PROBLEM TO WORK ON: Take the lines of the data below from the very first through the line containing "var y = d3.scaleLinear().domain([0, 30]).range([height, 0]);" and output them exactly, pictures excluded.

RECORD SET:
-=-=-
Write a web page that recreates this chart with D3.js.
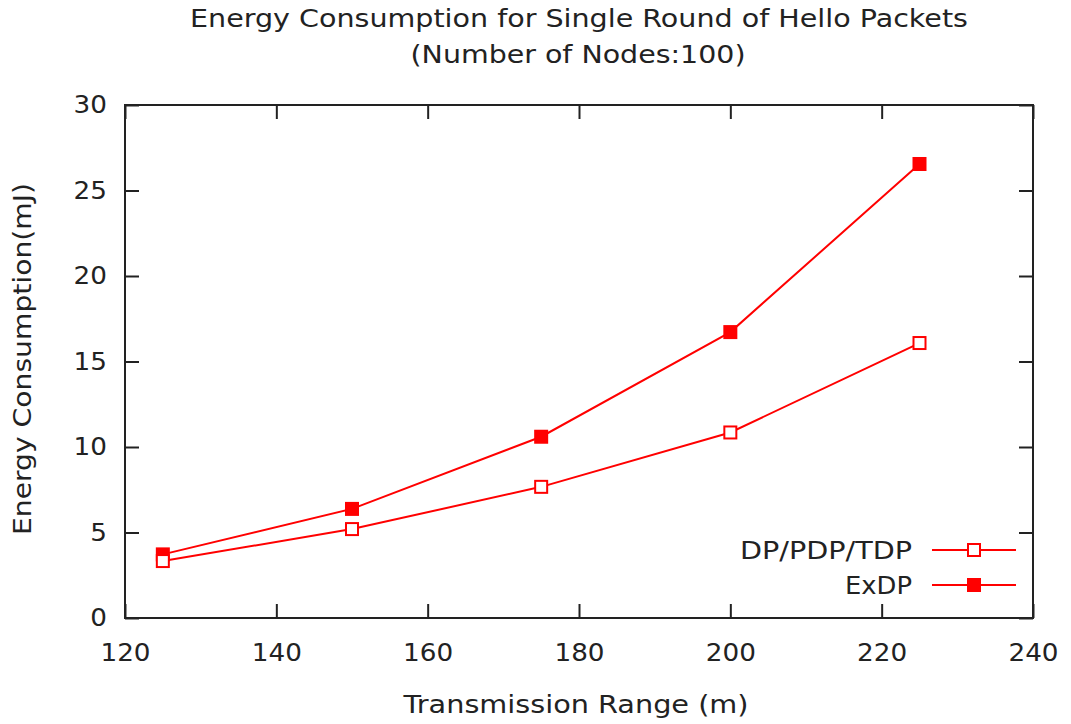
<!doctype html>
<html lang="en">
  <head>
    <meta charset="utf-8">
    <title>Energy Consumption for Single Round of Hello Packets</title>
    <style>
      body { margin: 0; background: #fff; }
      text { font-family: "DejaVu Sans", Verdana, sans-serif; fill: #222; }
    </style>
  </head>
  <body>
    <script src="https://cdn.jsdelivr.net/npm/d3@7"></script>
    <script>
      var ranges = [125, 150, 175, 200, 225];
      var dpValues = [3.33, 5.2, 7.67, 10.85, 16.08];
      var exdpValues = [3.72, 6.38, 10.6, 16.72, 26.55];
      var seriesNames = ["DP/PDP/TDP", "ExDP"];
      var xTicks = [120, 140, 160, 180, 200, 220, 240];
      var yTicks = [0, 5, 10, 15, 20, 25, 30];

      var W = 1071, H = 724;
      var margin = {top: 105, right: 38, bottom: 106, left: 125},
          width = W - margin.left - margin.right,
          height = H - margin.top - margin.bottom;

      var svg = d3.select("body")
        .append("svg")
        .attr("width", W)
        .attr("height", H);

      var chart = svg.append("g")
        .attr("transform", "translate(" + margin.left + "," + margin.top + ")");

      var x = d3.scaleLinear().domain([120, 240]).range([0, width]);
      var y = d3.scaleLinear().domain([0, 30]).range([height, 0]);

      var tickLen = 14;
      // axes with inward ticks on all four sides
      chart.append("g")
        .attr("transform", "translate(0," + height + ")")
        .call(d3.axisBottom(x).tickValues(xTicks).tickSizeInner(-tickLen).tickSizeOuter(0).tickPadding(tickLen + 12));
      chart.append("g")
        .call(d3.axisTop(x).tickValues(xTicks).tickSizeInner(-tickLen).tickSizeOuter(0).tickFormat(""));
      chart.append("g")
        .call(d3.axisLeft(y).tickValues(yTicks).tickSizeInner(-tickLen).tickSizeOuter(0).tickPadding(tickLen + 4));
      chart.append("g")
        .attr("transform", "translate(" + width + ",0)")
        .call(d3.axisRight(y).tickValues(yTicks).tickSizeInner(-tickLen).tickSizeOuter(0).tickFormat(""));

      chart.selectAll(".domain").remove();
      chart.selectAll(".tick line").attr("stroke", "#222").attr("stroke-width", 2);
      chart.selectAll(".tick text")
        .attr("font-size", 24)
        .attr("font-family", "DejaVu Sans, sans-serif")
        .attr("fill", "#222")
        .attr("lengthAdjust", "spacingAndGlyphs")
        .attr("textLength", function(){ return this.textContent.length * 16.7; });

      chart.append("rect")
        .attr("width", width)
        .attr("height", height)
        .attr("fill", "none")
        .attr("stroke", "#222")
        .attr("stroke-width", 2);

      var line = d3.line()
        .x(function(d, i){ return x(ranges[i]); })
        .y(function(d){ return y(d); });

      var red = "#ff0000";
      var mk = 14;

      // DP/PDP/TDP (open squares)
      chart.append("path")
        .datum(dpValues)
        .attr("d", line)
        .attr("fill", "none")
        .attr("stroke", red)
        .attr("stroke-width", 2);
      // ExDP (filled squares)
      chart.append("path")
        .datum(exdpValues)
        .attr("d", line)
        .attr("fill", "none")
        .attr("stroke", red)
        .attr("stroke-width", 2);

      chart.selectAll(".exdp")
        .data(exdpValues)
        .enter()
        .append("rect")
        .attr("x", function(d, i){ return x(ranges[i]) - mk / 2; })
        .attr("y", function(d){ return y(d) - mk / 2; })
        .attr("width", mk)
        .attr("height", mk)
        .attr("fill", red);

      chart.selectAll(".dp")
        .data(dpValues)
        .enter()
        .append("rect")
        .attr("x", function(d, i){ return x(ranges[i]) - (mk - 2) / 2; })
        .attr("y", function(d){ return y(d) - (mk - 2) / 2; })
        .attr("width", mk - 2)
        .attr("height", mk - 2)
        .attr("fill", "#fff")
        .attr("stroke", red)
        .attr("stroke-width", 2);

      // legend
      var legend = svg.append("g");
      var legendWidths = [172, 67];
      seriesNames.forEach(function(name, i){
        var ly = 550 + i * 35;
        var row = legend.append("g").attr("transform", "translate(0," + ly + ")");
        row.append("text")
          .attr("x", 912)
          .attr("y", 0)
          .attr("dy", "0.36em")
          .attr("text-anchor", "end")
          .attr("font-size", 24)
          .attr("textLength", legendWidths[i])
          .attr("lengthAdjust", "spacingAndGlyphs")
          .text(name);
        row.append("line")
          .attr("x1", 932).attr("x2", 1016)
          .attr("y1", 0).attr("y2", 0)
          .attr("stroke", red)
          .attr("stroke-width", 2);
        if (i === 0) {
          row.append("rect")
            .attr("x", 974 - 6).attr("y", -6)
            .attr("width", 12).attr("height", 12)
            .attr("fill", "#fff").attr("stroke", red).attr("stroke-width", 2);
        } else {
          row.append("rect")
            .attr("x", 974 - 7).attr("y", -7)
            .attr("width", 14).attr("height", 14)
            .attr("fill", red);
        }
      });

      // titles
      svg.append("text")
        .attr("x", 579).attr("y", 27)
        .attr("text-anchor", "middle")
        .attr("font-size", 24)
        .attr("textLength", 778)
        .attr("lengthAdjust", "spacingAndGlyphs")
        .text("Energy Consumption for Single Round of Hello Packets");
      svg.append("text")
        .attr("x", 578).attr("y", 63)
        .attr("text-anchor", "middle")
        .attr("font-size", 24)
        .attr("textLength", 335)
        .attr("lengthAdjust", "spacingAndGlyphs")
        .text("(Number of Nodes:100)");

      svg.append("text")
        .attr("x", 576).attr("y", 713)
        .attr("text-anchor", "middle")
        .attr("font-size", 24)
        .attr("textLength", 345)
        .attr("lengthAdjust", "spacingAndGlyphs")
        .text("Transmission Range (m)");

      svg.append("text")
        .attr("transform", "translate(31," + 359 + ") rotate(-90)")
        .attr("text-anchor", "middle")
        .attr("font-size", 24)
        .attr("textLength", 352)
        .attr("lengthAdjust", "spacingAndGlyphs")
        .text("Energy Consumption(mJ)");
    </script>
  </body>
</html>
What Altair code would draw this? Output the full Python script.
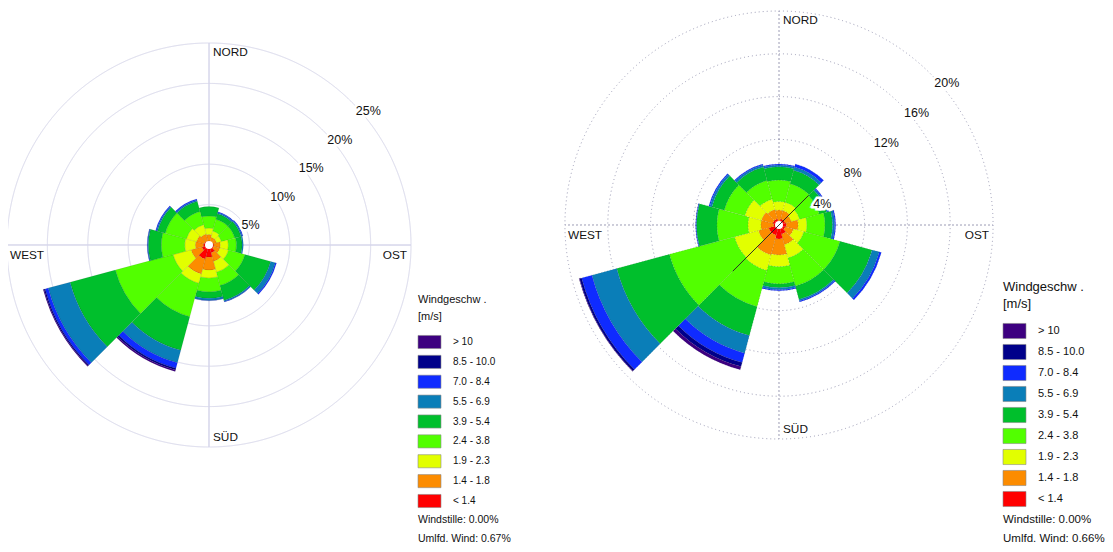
-=-=-
RESPONSE TO THIS EXERCISE:
Write a web page that recreates this chart with D3.js.
<!doctype html>
<html lang="en">
  <head>
    <meta charset="utf-8">
    <title>Energy Consumption for Single Round of Hello Packets</title>
    <style>
      body { margin: 0; background: #fff; }
      text { font-family: "DejaVu Sans", Verdana, sans-serif; fill: #222; }
    </style>
  </head>
  <body>
    <script src="https://cdn.jsdelivr.net/npm/d3@7"></script>
    <script>
      var ranges = [125, 150, 175, 200, 225];
      var dpValues = [3.33, 5.2, 7.67, 10.85, 16.08];
      var exdpValues = [3.72, 6.38, 10.6, 16.72, 26.55];
      var seriesNames = ["DP/PDP/TDP", "ExDP"];
      var xTicks = [120, 140, 160, 180, 200, 220, 240];
      var yTicks = [0, 5, 10, 15, 20, 25, 30];

      var W = 1071, H = 724;
      var margin = {top: 105, right: 38, bottom: 106, left: 125},
          width = W - margin.left - margin.right,
          height = H - margin.top - margin.bottom;

      var svg = d3.select("body")
        .append("svg")
        .attr("width", W)
        .attr("height", H);

      var chart = svg.append("g")
        .attr("transform", "translate(" + margin.left + "," + margin.top + ")");

      var x = d3.scaleLinear().domain([120, 240]).range([0, width]);
      var y = d3.scaleLinear().domain([0, 30]).range([height, 0]);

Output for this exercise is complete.